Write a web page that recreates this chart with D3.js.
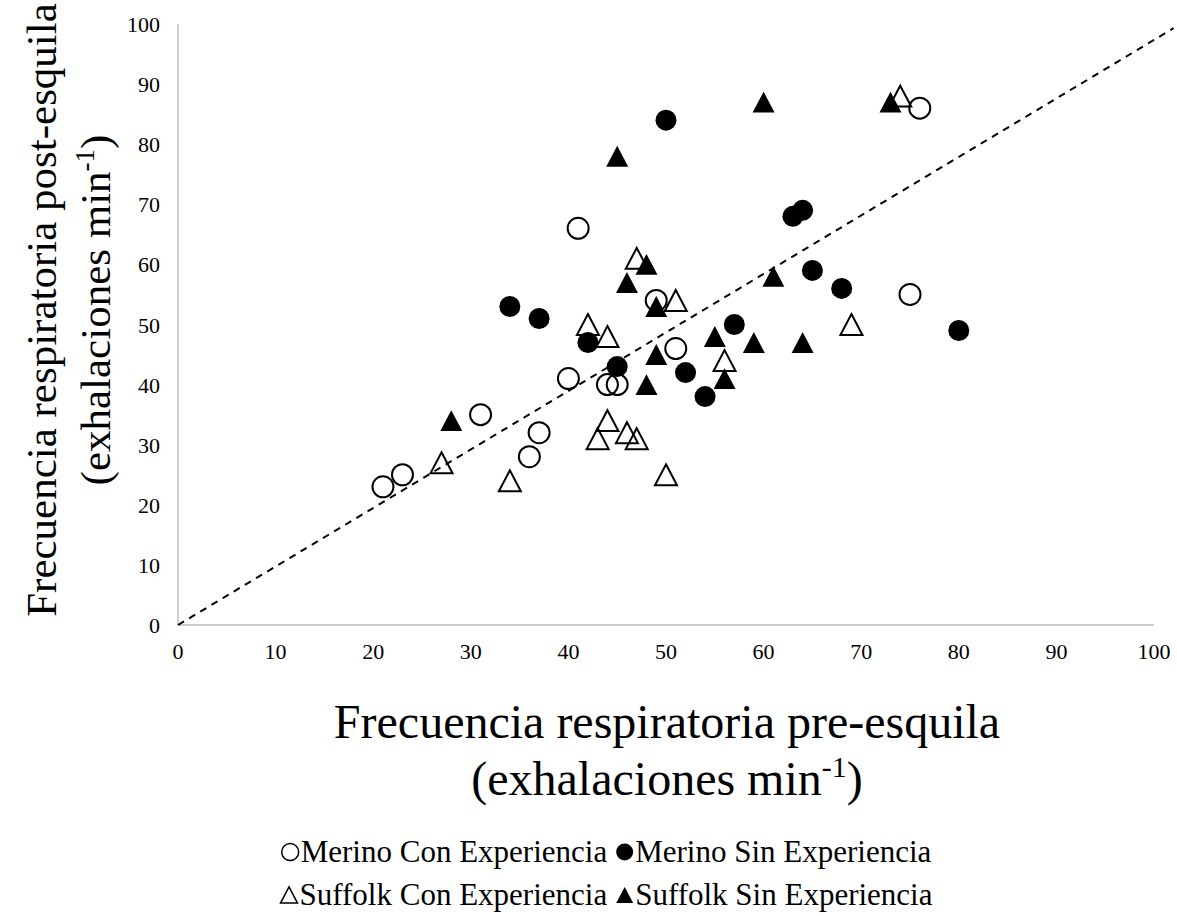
<!DOCTYPE html>
<html>
<head>
<meta charset="utf-8">
<script src="https://cdn.jsdelivr.net/npm/d3@7"></script>
<style>
  body { margin: 0; background: #fff; }
  svg { font-family: "Liberation Serif", "Times New Roman", serif; }
</style>
</head>
<body>
<svg id="chart" width="1177" height="916"></svg>
<script>
// [pre, post] respiration rates per group
const merinoCon = [[21,23],[23,25],[31,35],[36,28],[37,32],[40,41],[41,66],[44,40],[45,40],[49,54],[51,46],[75,55],[76,86]];
const merinoSin = [[34,53],[37,51],[42,47],[45,43],[50,84],[52,42],[54,38],[57,50],[63,68],[64,69],[65,59],[68,56],[80,49]];
const suffolkCon = [[27,27],[34,24],[42,50],[43,31],[44,34],[44,48],[46,32],[47,31],[47,61],[50,25],[51,54],[56,44],[69,50],[74,88]];
const suffolkSin = [[28,34],[45,78],[46,57],[48,60],[48,40],[49,53],[49,45],[55,48],[56,41],[59,47],[60,87],[61,58],[64,47],[73,87]];
const refLine = [[0,0],[102,99.3]];
const ticks = [0,10,20,30,40,50,60,70,80,90,100];

const series = [
  {name: 'Merino Con Experiencia', data: merinoCon, shape: 'circle', filled: false},
  {name: 'Merino Sin Experiencia', data: merinoSin, shape: 'circle', filled: true},
  {name: 'Suffolk Con Experiencia', data: suffolkCon, shape: 'triangle', filled: false},
  {name: 'Suffolk Sin Experiencia', data: suffolkSin, shape: 'triangle', filled: true}
];

const svg = d3.select('#chart');
const x = d3.scaleLinear().domain([0, 100]).range([178, 1154]);
const y = d3.scaleLinear().domain([0, 100]).range([625, 24]);

// axis lines
svg.append('line')
  .attr('x1', x(0)).attr('x2', x(0))
  .attr('y1', y(0)).attr('y2', y(100))
  .attr('stroke', '#bfbfbf').attr('stroke-width', 1.5);
svg.append('line')
  .attr('x1', x(0)).attr('x2', x(100))
  .attr('y1', y(0)).attr('y2', y(0))
  .attr('stroke', '#bfbfbf').attr('stroke-width', 1.5);

// tick labels
svg.append('g').selectAll('text')
  .data(ticks)
  .enter().append('text')
    .attr('x', 160)
    .attr('y', d => y(d) + 8)
    .attr('text-anchor', 'end')
    .attr('font-size', 22)
    .text(d => d);

svg.append('g').selectAll('text')
  .data(ticks)
  .enter().append('text')
    .attr('x', d => x(d))
    .attr('y', 659)
    .attr('text-anchor', 'middle')
    .attr('font-size', 22)
    .text(d => d);

function markerPath(shape, s) {
  if (shape === 'circle') {
    const r = s / 2;
    return `M${-r},0A${r},${r} 0 1,0 ${r},0A${r},${r} 0 1,0 ${-r},0Z`;
  }
  const h = s * 0.95;
  return `M0,${-h / 2}L${s / 2},${h / 2}L${-s / 2},${h / 2}Z`;
}

// points
for (const s of series) {
  svg.append('g').selectAll('path')
    .data(s.data)
    .enter().append('path')
      .attr('transform', d => `translate(${x(d[0])},${y(d[1])})`)
      .attr('d', markerPath(s.shape, s.shape === 'circle' ? 21 : 22))
      .attr('fill', s.filled ? '#000' : 'none')
      .attr('stroke', '#000')
      .attr('stroke-width', s.filled ? 0 : 2);
}

// 1:1 reference line
svg.append('path')
  .datum(refLine)
  .attr('d', d3.line().x(d => x(d[0])).y(d => y(d[1])))
  .attr('fill', 'none')
  .attr('stroke', '#000')
  .attr('stroke-width', 2)
  .attr('stroke-dasharray', '7,6');

// axis titles
const yTitle = svg.append('text')
  .attr('transform', 'translate(56,310) rotate(-90)')
  .attr('text-anchor', 'middle')
  .attr('font-size', 43);
yTitle.append('tspan').attr('x', 0).attr('y', 0).text('Frecuencia respiratoria post-esquila');
const y2 = yTitle.append('tspan').attr('x', 0).attr('y', 54);
y2.append('tspan').text('(exhalaciones min');
y2.append('tspan').attr('font-size', 27).attr('dy', -16).text('-1');
y2.append('tspan').attr('dy', 16).text(')');

const xTitle = svg.append('text')
  .attr('transform', 'translate(667,738)')
  .attr('text-anchor', 'middle')
  .attr('font-size', 48);
xTitle.append('tspan').attr('x', 0).attr('y', 0).text('Frecuencia respiratoria pre-esquila');
const x2 = xTitle.append('tspan').attr('x', 0).attr('y', 57);
x2.append('tspan').text('(exhalaciones min');
x2.append('tspan').attr('font-size', 30).attr('dy', -18).text('-1');
x2.append('tspan').attr('dy', 18).text(')');

// legend: two rows, centered
const rows = [[series[0], series[1]], [series[2], series[3]]];
const rowY = [862, 905];
const legendCenter = 610;
rows.forEach((row, i) => {
  const g = svg.append('g');
  let cx = 0;
  row.forEach((s, j) => {
    const ms = 17;
    g.append('path')
      .attr('transform', `translate(${cx + ms / 2 + 1},${rowY[i] - 10})`)
      .attr('d', markerPath(s.shape, ms))
      .attr('fill', s.filled ? '#000' : 'none')
      .attr('stroke', '#000')
      .attr('stroke-width', s.filled ? 0 : 1.5);
    cx += ms + 3;
    const t = g.append('text')
      .attr('x', cx)
      .attr('y', rowY[i])
      .attr('font-size', 31)
      .text(s.name);
    cx += t.node().getComputedTextLength() + 8;
  });
  g.attr('transform', `translate(${legendCenter - cx / 2},0)`);
});
</script>
</body>
</html>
= = = =
- Direction:
Repeat the listing above from its first line through the line that contains "const ticks = [0,10,20,30,40,50,60,70,80,90,100];", both included, and nothing more. Drop the pictures.

- Solution for this exercise:
Write a web page that recreates this chart with D3.js.
<!DOCTYPE html>
<html>
<head>
<meta charset="utf-8">
<script src="https://cdn.jsdelivr.net/npm/d3@7"></script>
<style>
  body { margin: 0; background: #fff; }
  svg { font-family: "Liberation Serif", "Times New Roman", serif; }
</style>
</head>
<body>
<svg id="chart" width="1177" height="916"></svg>
<script>
// [pre, post] respiration rates per group
const merinoCon = [[21,23],[23,25],[31,35],[36,28],[37,32],[40,41],[41,66],[44,40],[45,40],[49,54],[51,46],[75,55],[76,86]];
const merinoSin = [[34,53],[37,51],[42,47],[45,43],[50,84],[52,42],[54,38],[57,50],[63,68],[64,69],[65,59],[68,56],[80,49]];
const suffolkCon = [[27,27],[34,24],[42,50],[43,31],[44,34],[44,48],[46,32],[47,31],[47,61],[50,25],[51,54],[56,44],[69,50],[74,88]];
const suffolkSin = [[28,34],[45,78],[46,57],[48,60],[48,40],[49,53],[49,45],[55,48],[56,41],[59,47],[60,87],[61,58],[64,47],[73,87]];
const refLine = [[0,0],[102,99.3]];
const ticks = [0,10,20,30,40,50,60,70,80,90,100];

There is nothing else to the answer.